12. Learned counsel for the petitioner, however, placed strong reliance on the ratio of the decision of the Supreme Court in the case of Khemka & Co. v. State of Maharashtra : 3SCR753 , in which it has an occasion to consider the language of section 13(2) of the Act itself. In that case, the validity of the levy of penalty under section 13(2) of the Act and section 16(4) of the Bombay Sales Tax Act, which was similar to the former, on a defaulter in payment of Central sales tax, invoking section 9(2) of the Central Sales Tax Act, was considered by the Supreme Court. The court pointed out that section 9(2) of the Central Sales Tax Act was only a procedural provision enabling the following of the procedure for recovery of tax prescribed under the sales tax laws of the States, for the recovery of arrears of Central sales tax, that in the absence of provision similar to section 13(2) of the Act or section 16(4) of the Bombay Act in the Central Sales Tax Act there existed no liability to pay the penalty and section 9(2) did not create any such liability. The limited question that was decided in that case was that the liability created under section 13(2) of the Act was a substantive one and in the absence of a corresponding provision in the Central Act, such a liability cannot be foisted on a person, who had defaulted in the payment of Central sales tax taking shelter under section 9(2) of the Central Act which was only a procedural provision. Undoubtedly the liability under section 13(2) of the Act is a substantive one. But the three questions referred to in para 10 supra, which are relevant for the consideration of the question arising for consideration in this case did not arise for consideration that case. Hence the petitioner can derive no support from that decision. That decision has been referred to in the case of Gopinath [Sales Tax Revision Petition No. 65 of 1978 decided on 7th March, 1980 (Karnataka High Court)] and it was observed that it was not on the point.

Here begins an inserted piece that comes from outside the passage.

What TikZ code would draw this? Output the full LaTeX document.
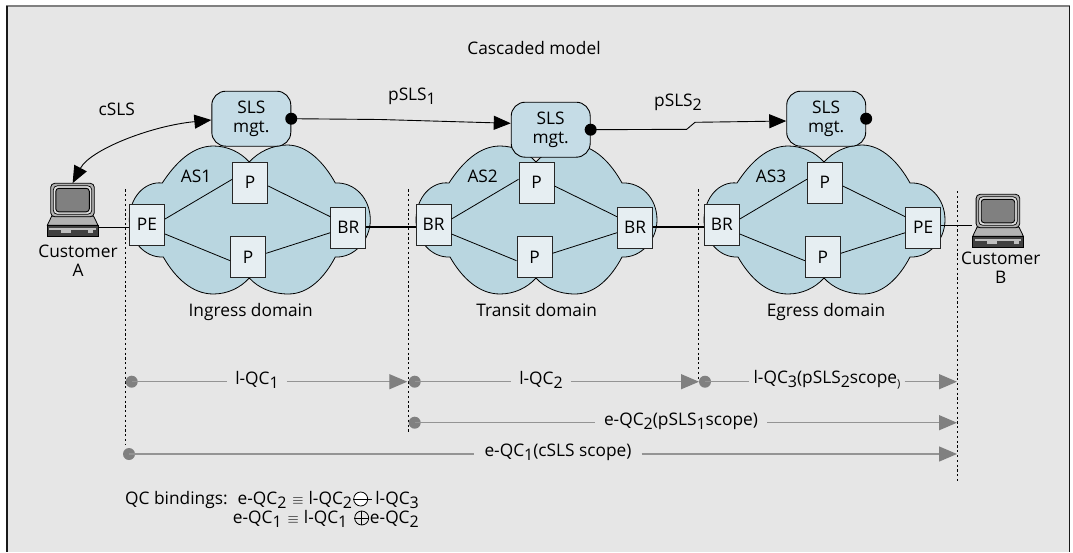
\documentclass[tikz,border=0pt]{standalone}
\usepackage{fontspec}
\setmainfont{Open Sans}
\usetikzlibrary{arrows.meta,calc}
\definecolor{framefill}{HTML}{E6E6E6}
\definecolor{cloudfill}{HTML}{B9D6E0}
\definecolor{boxfill}{HTML}{E6EEF2}
\definecolor{slsfill}{HTML}{C5DCE6}
\definecolor{scopegray}{HTML}{808080}
\definecolor{scopeline}{HTML}{949494}
\newcommand{\sbs}[1]{\raisebox{-4pt}{\fontsize{16}{16}\selectfont #1}}
\newcommand{\eqv}{\hspace{6pt}\raisebox{0pt}{\fontsize{14}{14}\selectfont$\equiv$}\hspace{5pt}}
\tikzset{
  x=1pt,y=-1pt,
  every node/.style={font=\fontsize{17.3}{19}\selectfont,inner sep=0pt},
  router/.style={draw=black!85,line width=1pt,fill=boxfill,minimum width=35pt,minimum height=41pt},
  slsbox/.style={draw=black,line width=.9pt,fill=slsfill,rounded corners=14pt,minimum width=79pt,minimum height=55pt,align=center},
  blackdot/.style={circle,fill=black,minimum size=12pt},
  graydot/.style={circle,fill=scopegray,minimum size=12pt},
  thinlink/.style={draw=black,line width=.8pt},
  corelink/.style={draw=black,line width=2pt},
  signal/.style={draw=black,line width=.9pt,-{Triangle[length=17pt,width=14pt]}},
  scopeseg/.style={draw=scopeline,line width=1.3pt},
  scopearrow/.style={draw=scopeline,line width=1.3pt,-{Triangle[length=18pt,width=15pt,color=scopegray]}},
  boundary/.style={draw=black,line width=1pt,dash pattern=on 2.2pt off 2.6pt},
  opcircle/.style={circle,draw=black,line width=.8pt,fill=white,minimum size=14pt},
  cloudshape/.pic={
    \draw[fill=cloudfill,line width=.8pt] (0,162) .. controls (-9,152) and (-22,146) .. (-36,146)
      .. controls (-57,146) and (-74,163) .. (-87,183)
      .. controls (-105,181) and (-120,198) .. (-120,220)
      .. controls (-120,240) and (-105,258) .. (-86,257)
      .. controls (-74,278) and (-57,294) .. (-36,294)
      .. controls (-22,294) and (-9,288) .. (0,278)
      .. controls (9,288) and (23,294) .. (39,294)
      .. controls (59,294) and (75,278) .. (86,257)
      .. controls (105,258) and (121,240) .. (121,220)
      .. controls (121,198) and (105,182) .. (86,183)
      .. controls (75,163) and (58,145) .. (38,145)
      .. controls (23,145) and (9,152) .. (0,162) -- cycle;
  },
  computer/.pic={
    \draw[fill=black!30,line width=.8pt] (4.3,33) -- (46.4,33) -- (50.7,42) -- (0,42) -- cycle;
    \draw[fill=black!75,line width=.8pt] (0,42) rectangle (50.7,53.4);
    \fill[black!25] (2,45) rectangle (48.7,47);
    \fill[black!25] (14,47) rectangle (24,50);
    \fill[black!25] (41,47) rectangle (46,50);
    \draw[fill=black!30,line width=.8pt,rounded corners=4pt] (3.4,0) rectangle (47,33.4);
    \draw[fill=black!12,line width=.7pt,rounded corners=4pt] (6,2.5) rectangle (44.5,31);
    \draw[fill=black!50,line width=.9pt,rounded corners=3pt] (8.5,5) rectangle (42,28.5);
  }
}
\begin{document}
\begin{tikzpicture}
\useasboundingbox (0,0) rectangle (1073,552);
\fill[framefill] (7,6) rectangle (1069.5,552);
\draw[scopegray,line width=2.2pt] (6,6) -- (1070.3,6);
\draw[black!90,line width=1.5pt] (7,6) -- (7,552);
\draw[black!90,line width=1.5pt] (1069.5,6) -- (1069.5,552);

\node (title) at (534,48) {Cascaded model};

% clouds
\pic at (249.3,0) {cloudshape};
\pic at (536,0) {cloudshape};
\pic at (824,0) {cloudshape};

% routers
\node[router] (pe1) at (147,224.5) {PE};
\node[router] (pt1) at (250.2,182.8) {P};
\node[router] (pb1) at (248.2,257) {P};
\node[router] (br1) at (348.3,227.7) {BR};
\node[router] (br2) at (433.5,224.5) {BR};
\node[router] (pt2) at (536.5,182.8) {P};
\node[router] (pb2) at (534.5,257) {P};
\node[router] (br3) at (635,227.7) {BR};
\node[router] (br4) at (721.8,224.5) {BR};
\node[router] (pt3) at (824.8,182.8) {P};
\node[router] (pb3) at (822.8,257) {P};
\node[router] (pe2) at (923.2,227.7) {PE};

% internal links
\foreach \l/\t/\b/\r in {pe1/pt1/pb1/br1,br2/pt2/pb2/br3,br4/pt3/pb3/pe2}{
  \draw[thinlink] ([yshift=5.5pt]\l.east) -- ([yshift=3.5pt]\t.west);
  \draw[thinlink] ([yshift=-3.2pt]\t.east) -- ([yshift=11pt]\r.west);
  \draw[thinlink] ([yshift=-9.5pt]\l.east) -- ([yshift=-3.7pt]\b.west);
  \draw[thinlink] ([yshift=3.7pt]\b.east) -- ([yshift=-5pt]\r.west);
}

% boundaries
\coordinate (b1t) at (125.7,189.3); \coordinate (b1e) at (125.7,445);
\coordinate (b2t) at (408.3,189.3); \coordinate (b2e) at (408.3,431.7);
\coordinate (b3t) at (698.7,189.3); \coordinate (b3e) at (698.7,381);
\coordinate (b4t) at (957.3,191);   \coordinate (b4e) at (957.3,481.7);
\draw[boundary] (b1t) -- (b1e);
\draw[boundary] (b2t) -- (b2e);
\draw[boundary] (b3t) -- (b3e);
\draw[boundary] (b4t) -- (b4e);

% inter-domain links
\draw[corelink] ([yshift=.4pt]br1.east) -- ([yshift=-2.8pt]br2.west);
\draw[corelink] ([yshift=.4pt]br3.east) -- ([yshift=-2.8pt]br4.west);

% customers
\node[minimum width=50.7pt,minimum height=53.4pt] (compa) at (72.65,210) {};
\node[minimum width=50.7pt,minimum height=53.4pt] (compb) at (998,221) {};
\draw[thinlink] ([yshift=-17.7pt]compa.east) -- ([yshift=-3.2pt]pe1.west);
\draw[thinlink] ([yshift=2.7pt]pe2.east) -- ([yshift=-4pt]compb.west);
\pic at (47.3,183.3) {computer};
\pic at (972.7,194.3) {computer};
\node[align=center] (custa) at (78,261) {Customer\\A};
\node[align=center] (custb) at (1000.7,268) {Customer\\B};

% SLS
\node[slsbox] (s1) at (251.3,118.7) {SLS\\mgt.};
\node[slsbox] (s2) at (550.7,129.7) {SLS\\mgt.};
\node[slsbox] (s3) at (826.2,118.7) {SLS\\mgt.};
\node[blackdot] (d1) at (s1.east) {};
\node[blackdot] (d2) at (s2.east) {};
\node[blackdot] (d3) at (s3.east) {};
\coordinate (k1) at (380,119.5);
\coordinate (k2) at (686.7,129.3);
\coordinate (k3) at (695,122.3);
\draw[signal] (d1.center) -- (k1) -- ([yshift=6.4pt]s2.west);
\draw[signal] (d2.center) -- (k2) -- (k3) -- ([yshift=-2.3pt]s3.west);
\draw[draw=black,line width=.9pt,{Triangle[length=17pt,width=14pt]}-{Triangle[length=17pt,width=14pt]}]
  (compa.north) .. controls (90,150) and (150,126) .. ([yshift=-1.3pt]s1.west);

\node (csls) at (116.7,109) {cSLS};
\node (psls1) at (412,96) {pSLS\sbs{1}};
\node (psls2) at (678,102) {pSLS\sbs{2}};
\node (as1) at (196,176.7) {AS1};
\node (as2) at (482.7,176.7) {AS2};
\node (as3) at (771,176.7) {AS3};
\node[anchor=base] (dom1) at (250.7,316) {Ingress domain};
\node[anchor=base] (dom2) at (536.7,316) {Transit domain};
\node[anchor=base] (dom3) at (826,316) {Egress domain};

% scope rows
\node[graydot] (r1a) at (131.7,381.7) {};
\node[graydot] (r1b) at (414.7,381.7) {};
\node[graydot] (r1c) at (705,381.7) {};
\node[graydot] (r2a) at (414.7,422.7) {};
\node[graydot] (r3a) at (129,454) {};
\coordinate (t11) at (407.3,381.7);
\coordinate (t12) at (699,381.7);
\coordinate (t13) at (957,381.7);
\coordinate (t2) at (957,422.7);
\coordinate (t3) at (957,454);
\node[inner xsep=8pt] (q1) at (257,380) {l-QC\sbs{1}};
\node[inner xsep=8pt] (q2) at (541,380) {l-QC\sbs{2}};
\node[inner xsep=4pt] (q3) at (827,380) {l-QC\sbs{3}(pSLS\sbs{2}scope\sbs{\fontsize{11}{11}\selectfont )}};
\node[inner xsep=9pt] (q4) at (681,421) {e-QC\sbs{2}(pSLS\sbs{1}scope)};
\node[inner xsep=10pt] (q5) at (558,452) {e-QC\sbs{1}(cSLS scope)};
\draw[scopeseg] (r1a.center) -- (r1a.center -| q1.west);
\draw[scopearrow] (t11 -| q1.east) -- (t11);
\draw[scopeseg] (r1b.center) -- (r1b.center -| q2.west);
\draw[scopearrow] (t12 -| q2.east) -- (t12);
\draw[scopeseg] (r1c.center) -- (r1c.center -| q3.west);
\draw[scopearrow] (t13 -| q3.east) -- (t13);
\draw[scopeseg] (r2a.center) -- (r2a.center -| q4.west);
\draw[scopearrow] (t2 -| q4.east) -- (t2);
\draw[scopeseg] (r3a.center) -- (r3a.center -| q5.west);
\draw[scopearrow] (t3 -| q5.east) -- (t3);

% bindings
\node[anchor=base west] (bind1) at (125,504) {QC bindings:\hspace{4pt} e-QC\sbs{2}\eqv l-QC\sbs{2}};
\node[anchor=base east] (bind2) at (419,504) {l-QC\sbs{3}};
\node[anchor=base west] (bind3) at (232.7,523) {e-QC\sbs{1}\eqv l-QC\sbs{1}};
\node[anchor=base east] (bind4) at (419,523) {e-QC\sbs{2}};
\node[opcircle] (minus) at (360.7,499) {};
\node[opcircle,fill=framefill] (oplus) at (361.7,518) {};
\draw[line width=.8pt] (minus.west) -- ([xshift=4pt]minus.east);
\draw[line width=.8pt] (oplus.west) -- (oplus.east);
\draw[line width=.8pt] (oplus.north) -- (oplus.south);
\end{tikzpicture}
\end{document}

13. Lastly the learned counsel for the petitioner relied on the decision in M. Chockalingam v. Commissioner of Income-tax : 48ITR34(SC) . The provision of the Income-tax Act dealt with in that case gave discretion to the competent authority to reduce or waive the interest payable by a defaulting assessee under that Act. The Supreme Court held that in such a case opportunity should be afforded to the person concerned before fixing the quantum. Such a question does not arise in this case, as the rate of penalty - which indeed is in the nature of interest payable on the amount withheld - and the liability, is definite and automatic. It is determined by the provision itself and not left to be decided by an authority, having regard to the facts of each case and sufficient cause for default, if any, shown by the defaulter. The appellate authorities also have no power to reduce or waive the amount payable under section 13(2) of the Act. The ratio of the decision in Chockalingam's case : 48ITR34(SC) is clearly inapplicable to this case.
13. When the rate of penalty is quantified by the section itself and no power is given to the original or appellate authorities, we fail to see the purpose which an appeal could serve, except perhaps, it might help to procrastinate.

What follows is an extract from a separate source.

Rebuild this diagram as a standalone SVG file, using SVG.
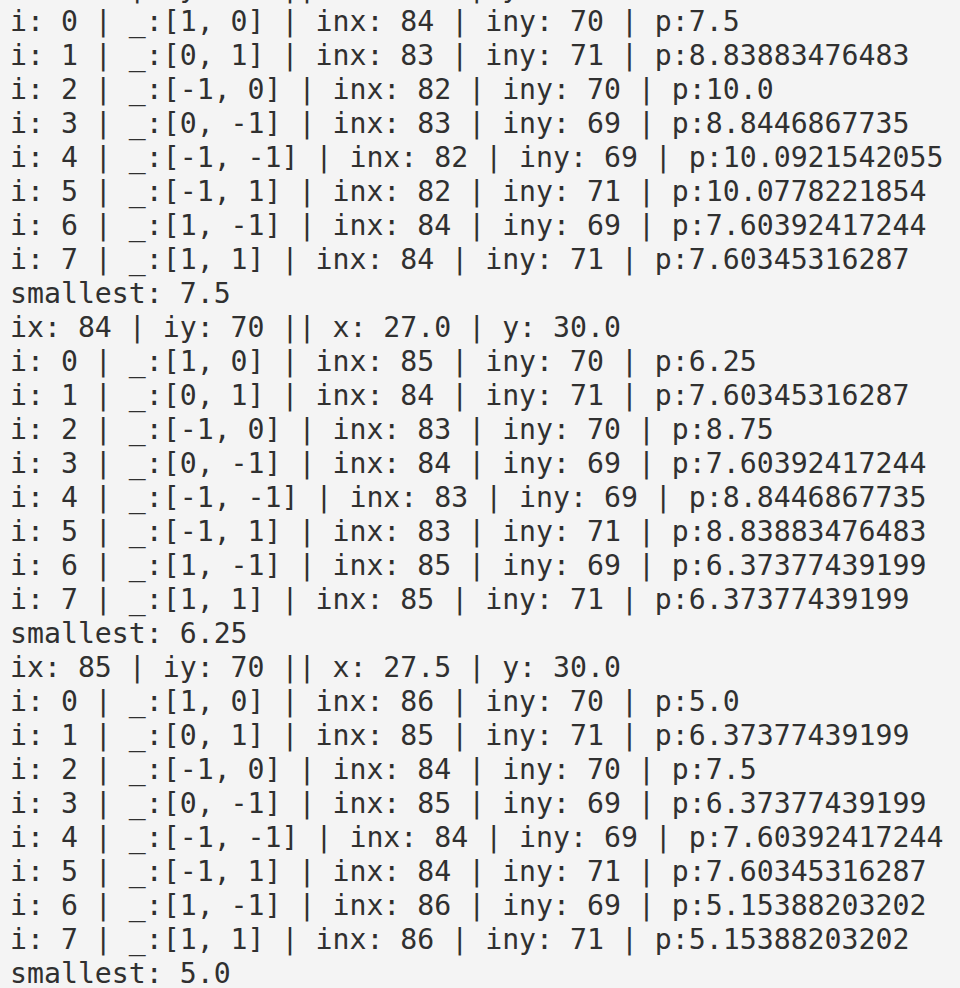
<svg xmlns="http://www.w3.org/2000/svg" width="960" height="988" viewBox="0 0 960 988">
<style>
.t{font-family:"DejaVu Sans Mono","Liberation Mono",monospace;font-size:28.2px;fill:#303030;}
</style>
<rect x="0" y="0" width="960" height="988" fill="#f4f4f4"/>
<g class="t">
<text x="10" y="-3.5">ix: 83 | iy: 70 || x: 26.5 | y: 30.0</text>
<text x="10" y="30.5">i: 0 | _:[1, 0] | inx: 84 | iny: 70 | p:7.5</text>
<text x="10" y="64.5">i: 1 | _:[0, 1] | inx: 83 | iny: 71 | p:8.83883476483</text>
<text x="10" y="98.5">i: 2 | _:[-1, 0] | inx: 82 | iny: 70 | p:10.0</text>
<text x="10" y="132.5">i: 3 | _:[0, -1] | inx: 83 | iny: 69 | p:8.8446867735</text>
<text x="10" y="166.5">i: 4 | _:[-1, -1] | inx: 82 | iny: 69 | p:10.0921542055</text>
<text x="10" y="200.5">i: 5 | _:[-1, 1] | inx: 82 | iny: 71 | p:10.0778221854</text>
<text x="10" y="234.5">i: 6 | _:[1, -1] | inx: 84 | iny: 69 | p:7.60392417244</text>
<text x="10" y="268.5">i: 7 | _:[1, 1] | inx: 84 | iny: 71 | p:7.60345316287</text>
<text x="10" y="302.5">smallest: 7.5</text>
<text x="10" y="336.5">ix: 84 | iy: 70 || x: 27.0 | y: 30.0</text>
<text x="10" y="370.5">i: 0 | _:[1, 0] | inx: 85 | iny: 70 | p:6.25</text>
<text x="10" y="404.5">i: 1 | _:[0, 1] | inx: 84 | iny: 71 | p:7.60345316287</text>
<text x="10" y="438.5">i: 2 | _:[-1, 0] | inx: 83 | iny: 70 | p:8.75</text>
<text x="10" y="472.5">i: 3 | _:[0, -1] | inx: 84 | iny: 69 | p:7.60392417244</text>
<text x="10" y="506.5">i: 4 | _:[-1, -1] | inx: 83 | iny: 69 | p:8.8446867735</text>
<text x="10" y="540.5">i: 5 | _:[-1, 1] | inx: 83 | iny: 71 | p:8.83883476483</text>
<text x="10" y="574.5">i: 6 | _:[1, -1] | inx: 85 | iny: 69 | p:6.37377439199</text>
<text x="10" y="608.5">i: 7 | _:[1, 1] | inx: 85 | iny: 71 | p:6.37377439199</text>
<text x="10" y="642.5">smallest: 6.25</text>
<text x="10" y="676.5">ix: 85 | iy: 70 || x: 27.5 | y: 30.0</text>
<text x="10" y="710.5">i: 0 | _:[1, 0] | inx: 86 | iny: 70 | p:5.0</text>
<text x="10" y="744.5">i: 1 | _:[0, 1] | inx: 85 | iny: 71 | p:6.37377439199</text>
<text x="10" y="778.5">i: 2 | _:[-1, 0] | inx: 84 | iny: 70 | p:7.5</text>
<text x="10" y="812.5">i: 3 | _:[0, -1] | inx: 85 | iny: 69 | p:6.37377439199</text>
<text x="10" y="846.5">i: 4 | _:[-1, -1] | inx: 84 | iny: 69 | p:7.60392417244</text>
<text x="10" y="880.5">i: 5 | _:[-1, 1] | inx: 84 | iny: 71 | p:7.60345316287</text>
<text x="10" y="914.5">i: 6 | _:[1, -1] | inx: 86 | iny: 69 | p:5.15388203202</text>
<text x="10" y="948.5">i: 7 | _:[1, 1] | inx: 86 | iny: 71 | p:5.15388203202</text>
<text x="10" y="982.5">smallest: 5.0</text>
</g>
</svg>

14. Before concluding, we should point out, that if a person is called upon to pay penalty under section 13(2) of the Act and recovery proceedings are instituted against him and if such person claims that he was not a defaulter or that the computation of the amount was wrong, it is open to him to resist the recovery before the recovery authority on those bases. This is made clear by this Court in Sterling Construction Company's case  32 STC 235. Relevant portion of the judgment reads :
'If the penalty incurred under section 13(2) of the Act is not paid, the authorities constituted under the Act have to take recovery proceedings in the manner provided under the Act. When such proceedings are initiated against the alleged defaulting assessee, it is open to him to contend that he is not a defaulter or that the amount of penalty sought to be recovered is excessive. If the assessee contends that he is not a defaulter or that the amount claimed is excessive, then the court of the Recovery Officer has to decide whether penalty has been incurred or that the amount claimed is correct.'
Such a question even does not arise in this case as is evident from the facts set out at paragraph 2 of this order, as the factum of default, the date when the petitioner became a defaulter, as also the correctness of the computation of penalty, have not been disputed. In the absence of those infirmities the only remedy in the matter is to seek remission at the hands of the Government under section 13(2-A) of the Act.

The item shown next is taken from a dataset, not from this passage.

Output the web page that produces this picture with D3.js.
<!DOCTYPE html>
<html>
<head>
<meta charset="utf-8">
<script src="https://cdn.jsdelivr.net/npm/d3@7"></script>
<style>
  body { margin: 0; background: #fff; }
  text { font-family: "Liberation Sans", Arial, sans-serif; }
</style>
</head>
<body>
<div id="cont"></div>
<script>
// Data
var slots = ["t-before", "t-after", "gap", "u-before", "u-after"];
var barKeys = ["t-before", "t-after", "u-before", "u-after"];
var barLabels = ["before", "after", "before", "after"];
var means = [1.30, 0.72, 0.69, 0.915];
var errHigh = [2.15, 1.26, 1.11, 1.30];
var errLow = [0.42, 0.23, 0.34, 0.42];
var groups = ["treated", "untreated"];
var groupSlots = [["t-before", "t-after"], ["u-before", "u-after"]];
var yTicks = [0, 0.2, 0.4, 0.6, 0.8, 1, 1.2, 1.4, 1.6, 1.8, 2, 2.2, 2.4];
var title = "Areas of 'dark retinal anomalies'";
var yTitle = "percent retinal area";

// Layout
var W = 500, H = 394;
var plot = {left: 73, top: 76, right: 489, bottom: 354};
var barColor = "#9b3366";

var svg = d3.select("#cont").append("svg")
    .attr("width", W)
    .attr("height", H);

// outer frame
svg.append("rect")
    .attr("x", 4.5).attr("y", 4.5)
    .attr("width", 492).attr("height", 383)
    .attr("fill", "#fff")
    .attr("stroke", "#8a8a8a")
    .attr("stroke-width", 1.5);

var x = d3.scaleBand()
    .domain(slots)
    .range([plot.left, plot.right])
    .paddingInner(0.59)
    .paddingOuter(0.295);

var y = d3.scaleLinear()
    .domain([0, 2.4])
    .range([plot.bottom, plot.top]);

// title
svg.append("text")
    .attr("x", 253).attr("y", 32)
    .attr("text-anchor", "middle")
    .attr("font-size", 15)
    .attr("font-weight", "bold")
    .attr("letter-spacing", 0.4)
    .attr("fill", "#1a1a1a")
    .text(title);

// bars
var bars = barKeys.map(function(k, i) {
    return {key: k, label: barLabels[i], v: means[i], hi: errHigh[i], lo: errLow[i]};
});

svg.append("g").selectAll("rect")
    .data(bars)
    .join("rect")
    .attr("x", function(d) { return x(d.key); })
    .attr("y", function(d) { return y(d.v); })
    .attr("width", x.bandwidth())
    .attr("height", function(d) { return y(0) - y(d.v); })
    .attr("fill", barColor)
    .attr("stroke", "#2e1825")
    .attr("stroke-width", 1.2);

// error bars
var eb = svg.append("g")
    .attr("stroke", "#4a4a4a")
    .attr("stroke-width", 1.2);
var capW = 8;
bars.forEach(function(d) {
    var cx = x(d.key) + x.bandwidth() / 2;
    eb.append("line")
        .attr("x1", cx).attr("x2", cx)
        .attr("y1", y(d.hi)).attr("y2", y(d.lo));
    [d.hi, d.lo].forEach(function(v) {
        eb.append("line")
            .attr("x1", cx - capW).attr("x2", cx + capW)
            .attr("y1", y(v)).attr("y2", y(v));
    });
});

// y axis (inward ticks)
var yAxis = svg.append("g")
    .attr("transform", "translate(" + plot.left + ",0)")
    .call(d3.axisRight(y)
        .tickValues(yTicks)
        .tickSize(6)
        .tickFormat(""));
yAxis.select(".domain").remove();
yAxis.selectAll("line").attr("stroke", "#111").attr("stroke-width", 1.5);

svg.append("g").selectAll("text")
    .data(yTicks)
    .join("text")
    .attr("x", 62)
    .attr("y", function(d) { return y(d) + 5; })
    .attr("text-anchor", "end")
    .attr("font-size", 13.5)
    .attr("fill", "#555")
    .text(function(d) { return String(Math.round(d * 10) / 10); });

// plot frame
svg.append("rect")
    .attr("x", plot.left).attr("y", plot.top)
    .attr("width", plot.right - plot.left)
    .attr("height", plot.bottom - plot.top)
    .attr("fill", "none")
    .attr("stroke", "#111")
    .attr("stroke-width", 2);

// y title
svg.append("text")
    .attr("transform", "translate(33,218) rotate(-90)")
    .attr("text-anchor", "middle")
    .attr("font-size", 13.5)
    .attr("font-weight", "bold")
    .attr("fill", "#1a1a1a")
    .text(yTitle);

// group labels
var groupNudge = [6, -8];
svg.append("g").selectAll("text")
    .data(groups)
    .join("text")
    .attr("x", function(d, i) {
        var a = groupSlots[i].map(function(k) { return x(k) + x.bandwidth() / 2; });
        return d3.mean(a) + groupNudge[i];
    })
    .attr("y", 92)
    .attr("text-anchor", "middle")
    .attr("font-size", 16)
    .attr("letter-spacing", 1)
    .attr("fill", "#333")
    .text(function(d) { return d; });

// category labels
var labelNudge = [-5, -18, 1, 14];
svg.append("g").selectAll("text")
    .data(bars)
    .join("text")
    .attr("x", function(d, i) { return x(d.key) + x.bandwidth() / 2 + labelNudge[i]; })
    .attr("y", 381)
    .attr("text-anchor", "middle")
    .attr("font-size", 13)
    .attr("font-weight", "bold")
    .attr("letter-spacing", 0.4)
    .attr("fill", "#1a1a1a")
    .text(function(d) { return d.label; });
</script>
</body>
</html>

15. In the result, we answer the question set out in the first paragraph in the negative, i.e., we hold that no appeal lies under section 20 of the Act against quantification of the penalty payable under section 13(2) of the Act. Accordingly we make the following order :
(i) Revision petition is dismissed.
(ii) No costs.
Smt. Vanaja, High Court Government Pleader, is to file memo of appearance in two weeks.
Rama Jois, J.
16. Immediately after the pronouncement of the order in the above revision petition, learned counsel for the petitioner made an oral application under article 134A of the Constitution for grant of certificate of fitness to appeal to the Supreme Court against the order, under article 133 of the Constitution.
In our opinion, no substantial question of law which requires to be decided by the Supreme Court arises for consideration out of our order. The application is therefore rejected.